By then, a massacre that would become one of the 10 deadliest in modern US history had already unfolded. A 21-year-old white supremacist is suspected of killing at least 20 people and injuring 26 others in the shooting -- one of at least three to devastate residents across the US in the past week.
Shocked shoppers slid under tables, others ran for their lives, one mother shielded her infant from the spray of bullets while another ran away with her 7-year-old daughter.
The suspect -- who sources identified to CNN as Patrick Crusius of Allen, Texas -- has been charged with capital murder and is being held without bond, El Paso Police Sgt. Robert Gomez said. He was arrested without incident Saturday after getting out of his vehicle and approaching police unarmed as they arrived at the Walmart.
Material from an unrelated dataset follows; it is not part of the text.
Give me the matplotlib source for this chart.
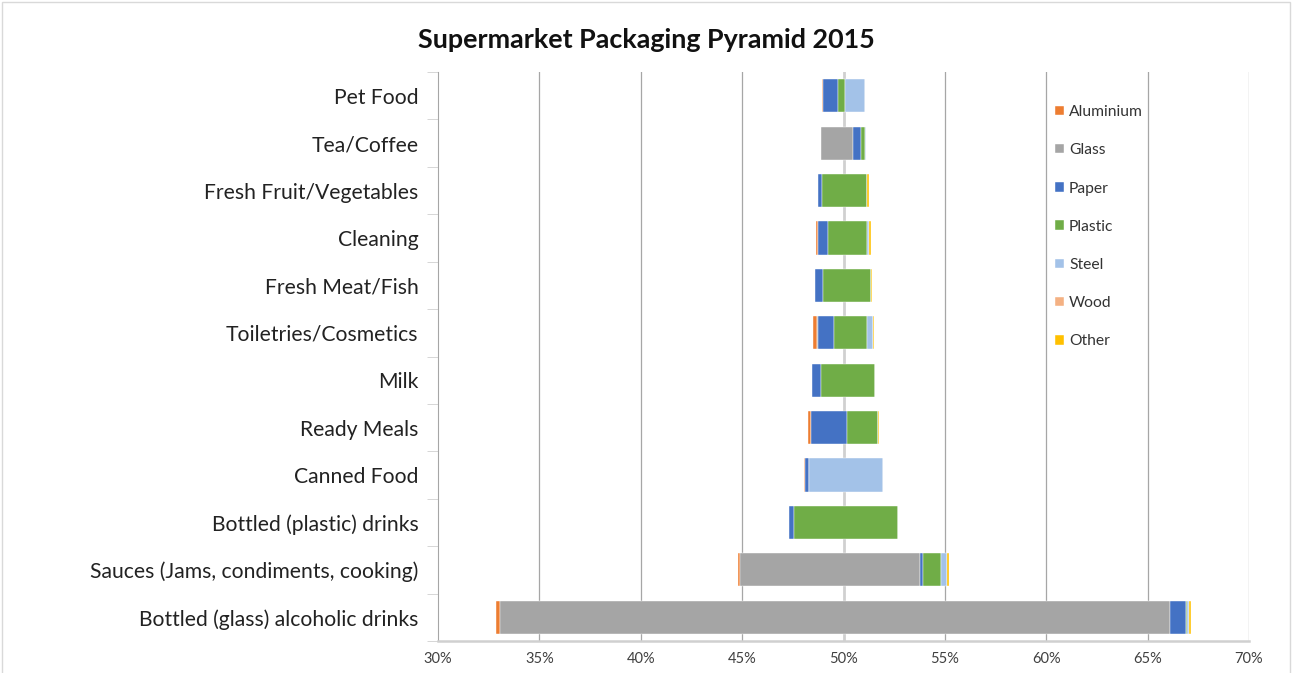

He has been cooperating with authorities, Gomez said.
As El Paso Police Chief Greg Allen walked into the shooting's aftermath, the scene was "horrific," he said.
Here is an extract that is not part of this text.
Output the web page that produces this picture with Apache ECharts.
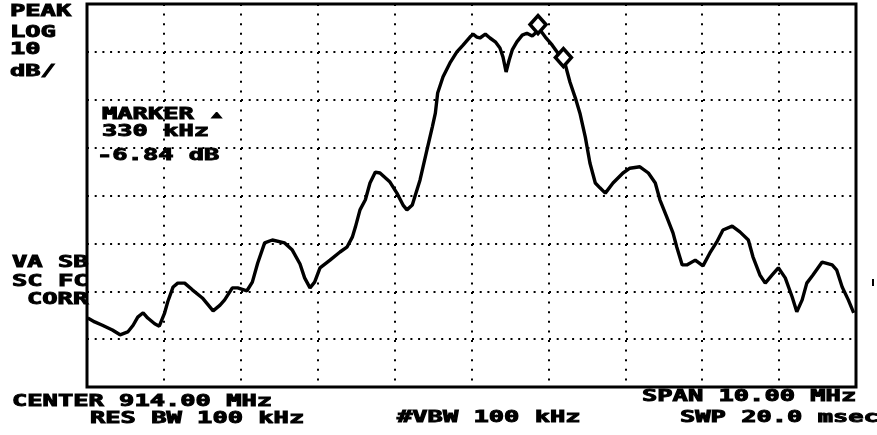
<!DOCTYPE html>
<html>
<head>
<meta charset="utf-8">
<script src="https://cdn.jsdelivr.net/npm/echarts@6/dist/echarts.min.js"></script>
<style>
html,body{margin:0;padding:0;background:#fff;}
#chart{width:877px;height:435px;}
</style>
</head>
<body>
<div id="chart"></div>
<script>
// ---- data ----
const freqMHz = [909.01,909.10,909.20,909.33,909.43,909.53,909.60,909.66,909.73,909.79,909.88,909.94,910.01,910.05,910.12,910.18,910.27,910.37,910.50,910.64,910.73,910.79,910.89,910.96,911.08,911.15,911.22,911.31,911.41,911.57,911.67,911.77,911.83,911.90,911.96,912.03,912.16,912.29,912.38,912.45,912.49,912.55,912.62,912.68,912.75,912.81,912.94,913.03,913.11,913.16,913.23,913.27,913.33,913.42,913.49,913.53,913.56,913.63,913.72,913.81,913.89,913.98,914.02,914.07,914.11,914.18,914.24,914.31,914.37,914.41,914.45,914.49,914.53,914.59,914.66,914.72,914.79,914.85,914.89,914.96,915.05,915.12,915.22,915.28,915.35,915.41,915.48,915.54,915.61,915.67,915.74,915.84,915.97,916.06,916.19,916.30,916.39,916.45,916.54,916.62,916.67,916.74,916.80,916.91,917.01,917.10,917.19,917.27,917.39,917.49,917.60,917.66,917.75,917.82,917.91,917.99,918.08,918.17,918.23,918.30,918.36,918.44,918.56,918.69,918.75,918.82,918.90,918.97];
const levelDb = [-65.6,-66.4,-67.1,-68.1,-69.1,-68.5,-67.1,-65.4,-64.5,-65.6,-66.8,-67.3,-64.5,-62.2,-59.1,-58.3,-58.3,-59.7,-61.4,-64.1,-62.9,-61.8,-59.3,-59.3,-59.9,-58.1,-54.1,-49.9,-49.3,-49.9,-51.4,-54.3,-57.2,-59.3,-58.1,-55.1,-53.5,-51.8,-50.8,-48.7,-46.6,-43.0,-40.9,-37.4,-35.1,-35.3,-37.2,-39.5,-42.0,-43.0,-42.0,-39.9,-36.8,-30.5,-25.7,-22.8,-18.6,-15.2,-12.3,-10.0,-8.6,-6.9,-6.3,-6.9,-7.1,-6.3,-7.1,-7.9,-9.2,-11.1,-14.2,-11.7,-9.6,-7.9,-6.5,-6.1,-6.7,-5.8,-5.4,-6.9,-8.6,-10.2,-12.7,-16.3,-19.6,-22.8,-27.8,-33.2,-37.4,-38.4,-39.5,-37.4,-35.3,-34.3,-34.0,-35.3,-37.4,-40.9,-44.5,-47.8,-50.8,-54.5,-54.5,-53.5,-54.7,-52.0,-49.7,-47.2,-46.4,-47.6,-49.3,-52.8,-56.6,-58.3,-56.6,-55.1,-57.2,-61.2,-64.3,-61.8,-58.3,-56.6,-53.9,-54.5,-55.6,-59.1,-61.8,-64.5];
const markerFreq = [914.865, 915.195];
const markerDb = [-4.3, -11.2];
const xMin = 909, xMax = 919, xStep = 1;
const yMin = -80, yMax = 0, yStep = 10;
const annotTexts = ['PEAK','LOG','10','dB/','MARKER \u25B4','330 kHz','-6.84 dB','VA SB','SC FC','CORR','CENTER 914.00 MHz','RES BW 100 kHz','#VBW 100 kHz','SPAN 10.00 MHz','SWP 20.0 msec'];

// ---- layout ----
const annotPos = [[10,5],[10,26],[10,43],[10,65],[102,108],[102,125],[97,149],[12,256],[12,275],[27,293],[12,395],[90,412],[397,411],[642,390],[680,411]];
const FONT_SIZE = 15;
const FONT = "bold " + FONT_SIZE + "px 'DejaVu Sans Mono'";
const PITCH = 15.3; // character pitch in px, as in the reference

const ctx = document.createElement('canvas').getContext('2d');
ctx.font = FONT;
const adv = ctx.measureText('MMMMMMMMMM').width / 10;
const SCALE_X = PITCH / adv;

const chart = echarts.init(document.getElementById('chart'), null, {renderer:'canvas'});
const graphics = annotTexts.map((t,i)=>({
  type:'text', x:annotPos[i][0], y:annotPos[i][1], scaleX:SCALE_X, silent:true,
  style:{text:t, font:FONT, fill:'#000', stroke:'#000', lineWidth:0.9, verticalAlign:'top', align:'left'}
}));
graphics.push({type:'rect', x:872, y:279, silent:true, shape:{width:2, height:7}, style:{fill:'#000'}});

chart.setOption({
  backgroundColor:'#fff',
  animation:false,
  grid:{left:87, top:4, width:769, height:383, show:true, borderColor:'#000', borderWidth:3, backgroundColor:'#fff'},
  xAxis:{type:'value', min:xMin, max:xMax, interval:xStep,
    axisLine:{show:false}, axisTick:{show:false}, axisLabel:{show:false},
    splitLine:{show:true, lineStyle:{color:'#000', width:2, type:[2,7.6]}}},
  yAxis:{type:'value', min:yMin, max:yMax, interval:yStep,
    axisLine:{show:false}, axisTick:{show:false}, axisLabel:{show:false},
    splitLine:{show:true, lineStyle:{color:'#000', width:2, type:[2,5.7]}}},
  series:[
    {type:'line', data:freqMHz.map((f,i)=>[f, levelDb[i]]), showSymbol:false, symbol:'none',
      lineStyle:{color:'#000', width:3.4}, z:3},
    {type:'scatter', data:markerFreq.map((f,i)=>[f, markerDb[i]]), symbol:'diamond', symbolSize:[16,18],
      itemStyle:{color:'#fff', borderColor:'#000', borderWidth:3.5, opacity:1}, z:4}
  ],
  graphic:graphics
});
</script>
</body>
</html>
"When I first got to this job," he said, "I never knew there was an odor to blood, but there is ... It will leave an impression that you'll never forget."
Authorities are now investigating a racist, anti-immigrant document they believe was posted online by the suspect. That document states it took less than a month to plan the shooting.
It was published on the online message board 8chan about 20 minutes before the shooting started. It lays out a dark vision of America overrun by Hispanic immigrants.
The 2,300-word "manifesto," as police called it, was attached to a post that read: "I'm probably going to die today." The document is filled with white supremacist language and racist hatred aimed at immigrants and Latinos and blames immigrants and first-generation Americans for taking away jobs.
The writer cited a fear that an influential Hispanic population in Texas would make the state a "Democratic stronghold" and said "the Republican Party is also terrible" because the GOP is in his mind pro-corporation, which could lead to more immigration.
The writer said he held these beliefs before Donald Trump became President.